Lagatar24 Desk
Mumbai, Nov.18: After its $2.5 billion initial public offering (IPO), India’s largest, was oversubscribed last week, Indian digital payments giant Paytm made its stock market debut on Thursday.
Despite low market sentiment, Paytm shares began trading on stock markets at a discount to the IPO price. The fintech behemoth’s shares began at Rs 1,955 per share, down Rs 195 or 9.07 percent from the issue price of Rs 2,150 per share.
Paytm’s losses widened minutes afterwards, with the stock dropping 20% from its IPO price to about Rs 1,705 per share. The Rs. 18,300 crore IPO by Paytm is the largest ever on Dalal Street. Investors had a mixed reaction to the issue, with institutional buyers and individual investors oversubscribing their portions while NIIs were unable to fully subscribe theirs.
Paytm, which is backed by China’s Ant Group and SoftBank, secured $1.1 billion from institutional investors and received $2.64 billion in bids for the remaining shares on offer last week, or 1.89 times.
Despite Paytm’s high valuation, some market observers had predicted that the stock would rise on its launch. Analysts encouraged investors to sell the company as soon as it was listed and wait for better possibilities. The lofty valuations of Paytm have sparked a lot of concern. Paytm, which has a market valuation of Rs 1.26 lakh crore, has yet to earn a profit, which has been a source of discussion among experts. Over the next few years, the Ant-Group-backed company is likely to continue to lose money.

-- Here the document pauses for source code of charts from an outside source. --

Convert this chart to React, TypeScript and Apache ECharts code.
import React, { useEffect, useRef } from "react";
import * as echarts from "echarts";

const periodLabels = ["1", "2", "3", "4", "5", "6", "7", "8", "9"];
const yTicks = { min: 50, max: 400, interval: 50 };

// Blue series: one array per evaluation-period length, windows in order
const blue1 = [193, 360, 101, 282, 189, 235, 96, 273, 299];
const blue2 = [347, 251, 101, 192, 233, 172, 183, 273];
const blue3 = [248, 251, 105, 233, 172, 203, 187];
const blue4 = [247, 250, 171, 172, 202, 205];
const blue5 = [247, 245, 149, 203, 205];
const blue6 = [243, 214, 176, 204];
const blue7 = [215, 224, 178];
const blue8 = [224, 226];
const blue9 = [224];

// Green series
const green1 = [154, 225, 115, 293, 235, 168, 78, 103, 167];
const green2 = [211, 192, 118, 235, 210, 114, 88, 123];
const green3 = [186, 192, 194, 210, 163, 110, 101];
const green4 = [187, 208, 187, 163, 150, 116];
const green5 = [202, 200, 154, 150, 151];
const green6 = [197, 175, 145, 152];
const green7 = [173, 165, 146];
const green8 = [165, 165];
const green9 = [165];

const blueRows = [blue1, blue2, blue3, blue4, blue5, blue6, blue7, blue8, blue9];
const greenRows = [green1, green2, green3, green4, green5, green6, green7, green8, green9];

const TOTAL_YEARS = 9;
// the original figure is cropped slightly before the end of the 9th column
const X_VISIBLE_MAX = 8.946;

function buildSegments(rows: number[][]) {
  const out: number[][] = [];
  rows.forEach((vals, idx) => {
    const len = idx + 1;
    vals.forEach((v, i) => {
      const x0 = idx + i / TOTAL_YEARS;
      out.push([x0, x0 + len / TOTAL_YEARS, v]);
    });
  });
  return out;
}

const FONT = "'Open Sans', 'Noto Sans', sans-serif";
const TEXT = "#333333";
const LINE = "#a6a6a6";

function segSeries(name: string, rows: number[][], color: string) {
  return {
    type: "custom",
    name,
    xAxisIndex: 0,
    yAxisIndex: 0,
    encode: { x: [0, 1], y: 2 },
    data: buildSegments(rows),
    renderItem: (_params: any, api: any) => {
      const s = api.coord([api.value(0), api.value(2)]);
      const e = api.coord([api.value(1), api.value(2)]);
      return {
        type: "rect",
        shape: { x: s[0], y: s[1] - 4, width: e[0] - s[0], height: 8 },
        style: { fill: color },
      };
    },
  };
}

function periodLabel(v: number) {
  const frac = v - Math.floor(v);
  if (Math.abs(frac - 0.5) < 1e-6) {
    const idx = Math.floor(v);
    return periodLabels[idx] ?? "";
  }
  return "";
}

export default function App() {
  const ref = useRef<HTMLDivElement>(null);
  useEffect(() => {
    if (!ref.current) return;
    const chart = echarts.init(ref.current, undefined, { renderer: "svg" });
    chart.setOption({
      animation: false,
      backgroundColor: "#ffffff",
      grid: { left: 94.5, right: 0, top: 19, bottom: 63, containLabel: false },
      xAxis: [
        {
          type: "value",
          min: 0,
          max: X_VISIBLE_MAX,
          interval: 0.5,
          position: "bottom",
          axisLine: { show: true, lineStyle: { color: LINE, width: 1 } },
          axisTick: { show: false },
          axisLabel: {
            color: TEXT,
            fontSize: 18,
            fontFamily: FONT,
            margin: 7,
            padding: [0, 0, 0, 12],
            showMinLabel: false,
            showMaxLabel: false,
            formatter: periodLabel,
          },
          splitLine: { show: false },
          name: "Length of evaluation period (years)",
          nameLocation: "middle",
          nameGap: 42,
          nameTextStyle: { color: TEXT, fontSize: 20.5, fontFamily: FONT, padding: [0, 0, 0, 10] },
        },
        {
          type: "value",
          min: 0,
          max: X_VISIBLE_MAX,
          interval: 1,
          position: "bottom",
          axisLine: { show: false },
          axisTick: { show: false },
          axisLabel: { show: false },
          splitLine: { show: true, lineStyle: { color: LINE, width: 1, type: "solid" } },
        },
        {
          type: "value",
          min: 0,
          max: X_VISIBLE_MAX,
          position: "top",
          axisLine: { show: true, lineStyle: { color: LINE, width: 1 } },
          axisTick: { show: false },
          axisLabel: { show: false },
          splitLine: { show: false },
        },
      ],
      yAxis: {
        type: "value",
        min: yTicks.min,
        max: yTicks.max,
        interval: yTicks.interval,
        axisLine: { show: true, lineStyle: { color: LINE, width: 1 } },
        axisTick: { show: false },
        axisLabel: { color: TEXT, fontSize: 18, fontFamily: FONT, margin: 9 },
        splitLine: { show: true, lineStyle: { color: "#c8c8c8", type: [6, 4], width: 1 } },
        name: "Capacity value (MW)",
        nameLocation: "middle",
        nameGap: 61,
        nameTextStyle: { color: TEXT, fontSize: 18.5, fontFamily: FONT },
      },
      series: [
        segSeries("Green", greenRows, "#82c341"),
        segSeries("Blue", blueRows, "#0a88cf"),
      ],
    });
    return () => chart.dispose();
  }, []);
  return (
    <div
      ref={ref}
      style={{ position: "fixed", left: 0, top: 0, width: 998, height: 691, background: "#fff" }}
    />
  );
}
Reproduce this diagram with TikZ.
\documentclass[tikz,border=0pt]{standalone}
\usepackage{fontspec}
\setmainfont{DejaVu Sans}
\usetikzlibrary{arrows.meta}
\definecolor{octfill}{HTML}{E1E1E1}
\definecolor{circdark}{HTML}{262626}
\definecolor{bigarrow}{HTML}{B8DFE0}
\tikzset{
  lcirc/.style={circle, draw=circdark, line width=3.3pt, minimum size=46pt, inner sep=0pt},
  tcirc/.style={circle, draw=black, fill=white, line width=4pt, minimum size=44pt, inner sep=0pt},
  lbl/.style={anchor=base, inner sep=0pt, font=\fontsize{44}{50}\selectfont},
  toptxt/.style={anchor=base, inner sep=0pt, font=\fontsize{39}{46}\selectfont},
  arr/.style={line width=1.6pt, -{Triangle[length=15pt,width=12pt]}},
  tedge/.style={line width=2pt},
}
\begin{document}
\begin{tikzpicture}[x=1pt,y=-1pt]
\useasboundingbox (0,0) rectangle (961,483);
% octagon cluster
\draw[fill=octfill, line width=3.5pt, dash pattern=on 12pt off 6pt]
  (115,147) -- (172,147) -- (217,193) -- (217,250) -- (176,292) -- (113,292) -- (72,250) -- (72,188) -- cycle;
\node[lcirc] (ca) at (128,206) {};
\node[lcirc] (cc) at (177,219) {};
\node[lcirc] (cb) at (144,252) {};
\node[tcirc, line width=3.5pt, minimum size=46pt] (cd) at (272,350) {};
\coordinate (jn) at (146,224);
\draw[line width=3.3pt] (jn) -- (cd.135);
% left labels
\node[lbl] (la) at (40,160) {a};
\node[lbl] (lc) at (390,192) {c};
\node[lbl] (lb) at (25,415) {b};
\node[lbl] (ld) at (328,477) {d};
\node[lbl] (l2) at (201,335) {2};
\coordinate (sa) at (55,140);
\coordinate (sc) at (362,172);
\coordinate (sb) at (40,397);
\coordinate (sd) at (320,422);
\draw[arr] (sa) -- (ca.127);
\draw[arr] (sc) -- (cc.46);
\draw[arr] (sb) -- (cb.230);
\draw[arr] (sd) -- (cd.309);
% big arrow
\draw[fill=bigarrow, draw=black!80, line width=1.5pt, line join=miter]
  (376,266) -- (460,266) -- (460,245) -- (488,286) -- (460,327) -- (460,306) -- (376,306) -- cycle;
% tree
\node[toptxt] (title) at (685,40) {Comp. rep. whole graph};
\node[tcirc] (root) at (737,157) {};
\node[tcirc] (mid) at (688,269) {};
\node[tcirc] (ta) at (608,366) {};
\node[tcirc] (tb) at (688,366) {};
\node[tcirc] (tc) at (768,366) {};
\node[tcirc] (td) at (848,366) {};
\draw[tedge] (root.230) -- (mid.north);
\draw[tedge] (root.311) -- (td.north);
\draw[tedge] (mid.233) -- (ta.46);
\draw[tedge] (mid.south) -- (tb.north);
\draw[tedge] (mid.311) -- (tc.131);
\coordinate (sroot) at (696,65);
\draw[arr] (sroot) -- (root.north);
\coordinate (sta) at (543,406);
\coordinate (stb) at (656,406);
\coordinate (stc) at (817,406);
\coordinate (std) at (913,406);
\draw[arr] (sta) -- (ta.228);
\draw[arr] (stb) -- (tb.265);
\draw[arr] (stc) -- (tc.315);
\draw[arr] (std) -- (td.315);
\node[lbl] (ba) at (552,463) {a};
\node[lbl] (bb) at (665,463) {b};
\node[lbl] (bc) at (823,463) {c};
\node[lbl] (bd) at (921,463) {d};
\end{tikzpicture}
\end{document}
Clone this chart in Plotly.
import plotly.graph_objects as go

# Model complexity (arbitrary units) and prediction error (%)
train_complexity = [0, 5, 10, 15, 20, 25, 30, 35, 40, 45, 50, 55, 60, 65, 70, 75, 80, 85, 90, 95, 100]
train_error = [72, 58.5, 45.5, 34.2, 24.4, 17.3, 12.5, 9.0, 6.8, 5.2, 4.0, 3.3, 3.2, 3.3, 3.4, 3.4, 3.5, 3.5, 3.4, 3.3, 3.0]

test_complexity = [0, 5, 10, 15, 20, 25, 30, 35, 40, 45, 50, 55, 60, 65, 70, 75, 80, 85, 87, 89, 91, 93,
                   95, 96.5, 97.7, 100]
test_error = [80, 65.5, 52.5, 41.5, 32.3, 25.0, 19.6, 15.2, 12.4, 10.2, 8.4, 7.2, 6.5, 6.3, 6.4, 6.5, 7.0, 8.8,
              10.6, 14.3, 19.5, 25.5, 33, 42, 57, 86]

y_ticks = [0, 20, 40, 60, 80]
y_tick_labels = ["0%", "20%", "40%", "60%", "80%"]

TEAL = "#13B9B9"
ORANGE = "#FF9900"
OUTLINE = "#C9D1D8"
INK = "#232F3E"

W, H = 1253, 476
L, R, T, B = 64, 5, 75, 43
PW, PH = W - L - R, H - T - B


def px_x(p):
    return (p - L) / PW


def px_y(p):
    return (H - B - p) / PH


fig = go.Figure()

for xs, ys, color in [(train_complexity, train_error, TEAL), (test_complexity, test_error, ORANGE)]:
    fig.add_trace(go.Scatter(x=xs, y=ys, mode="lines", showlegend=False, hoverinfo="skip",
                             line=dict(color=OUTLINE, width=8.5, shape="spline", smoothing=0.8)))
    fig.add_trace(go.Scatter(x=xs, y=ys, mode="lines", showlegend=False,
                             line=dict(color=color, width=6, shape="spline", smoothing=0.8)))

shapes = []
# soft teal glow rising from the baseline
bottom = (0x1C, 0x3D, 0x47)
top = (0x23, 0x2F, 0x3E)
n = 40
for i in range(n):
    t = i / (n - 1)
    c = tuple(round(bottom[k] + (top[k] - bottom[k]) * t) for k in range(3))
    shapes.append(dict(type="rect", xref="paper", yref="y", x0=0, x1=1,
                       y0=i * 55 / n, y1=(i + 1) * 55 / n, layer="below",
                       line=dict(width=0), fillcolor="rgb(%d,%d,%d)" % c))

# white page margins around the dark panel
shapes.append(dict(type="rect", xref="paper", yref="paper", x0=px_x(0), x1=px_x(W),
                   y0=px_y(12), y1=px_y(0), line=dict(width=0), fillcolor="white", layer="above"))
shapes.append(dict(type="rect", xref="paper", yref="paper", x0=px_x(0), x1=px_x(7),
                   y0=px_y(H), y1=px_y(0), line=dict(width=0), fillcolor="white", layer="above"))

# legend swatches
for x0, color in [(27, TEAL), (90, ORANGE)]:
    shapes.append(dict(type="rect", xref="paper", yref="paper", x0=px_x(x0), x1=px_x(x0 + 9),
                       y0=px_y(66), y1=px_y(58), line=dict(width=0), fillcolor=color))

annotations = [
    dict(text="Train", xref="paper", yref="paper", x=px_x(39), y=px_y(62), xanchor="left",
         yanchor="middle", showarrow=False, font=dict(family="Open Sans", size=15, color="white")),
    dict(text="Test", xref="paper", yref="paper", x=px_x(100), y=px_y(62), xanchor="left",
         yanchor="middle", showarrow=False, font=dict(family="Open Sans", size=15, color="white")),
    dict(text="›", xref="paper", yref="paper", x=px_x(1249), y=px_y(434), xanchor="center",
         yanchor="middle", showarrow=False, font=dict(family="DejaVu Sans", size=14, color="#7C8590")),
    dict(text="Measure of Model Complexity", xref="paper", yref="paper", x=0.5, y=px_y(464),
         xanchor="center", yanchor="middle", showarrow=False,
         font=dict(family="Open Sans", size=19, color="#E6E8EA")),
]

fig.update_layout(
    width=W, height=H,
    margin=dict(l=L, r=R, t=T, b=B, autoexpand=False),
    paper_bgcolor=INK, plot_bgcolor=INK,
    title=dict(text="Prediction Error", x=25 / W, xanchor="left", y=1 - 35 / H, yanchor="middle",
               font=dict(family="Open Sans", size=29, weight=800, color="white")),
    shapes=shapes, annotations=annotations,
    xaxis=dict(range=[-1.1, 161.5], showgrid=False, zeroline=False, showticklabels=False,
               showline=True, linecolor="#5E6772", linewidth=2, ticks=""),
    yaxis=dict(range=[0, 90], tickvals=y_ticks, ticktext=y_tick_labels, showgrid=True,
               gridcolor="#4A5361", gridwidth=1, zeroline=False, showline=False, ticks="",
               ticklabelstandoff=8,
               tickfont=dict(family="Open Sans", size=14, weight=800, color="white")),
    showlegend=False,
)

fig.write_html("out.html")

Paytm was launched in 2010 by engineering graduate Vijay Shekhar Sharma as a platform for cellphone recharges. After ride-hailing business Uber listed it as a speedy payment option in India, the company developed quickly, and its use grew even further in late 2016 after New Delhi’s surprise ban on high-value currency notes encouraged digital payments.
According to Forbes, Paytm’s success has made Sharma, a schoolteacher’s son, a billionaire with a net worth of $2.4 billion. Hundreds of new millionaires have been created as a result of the IPO.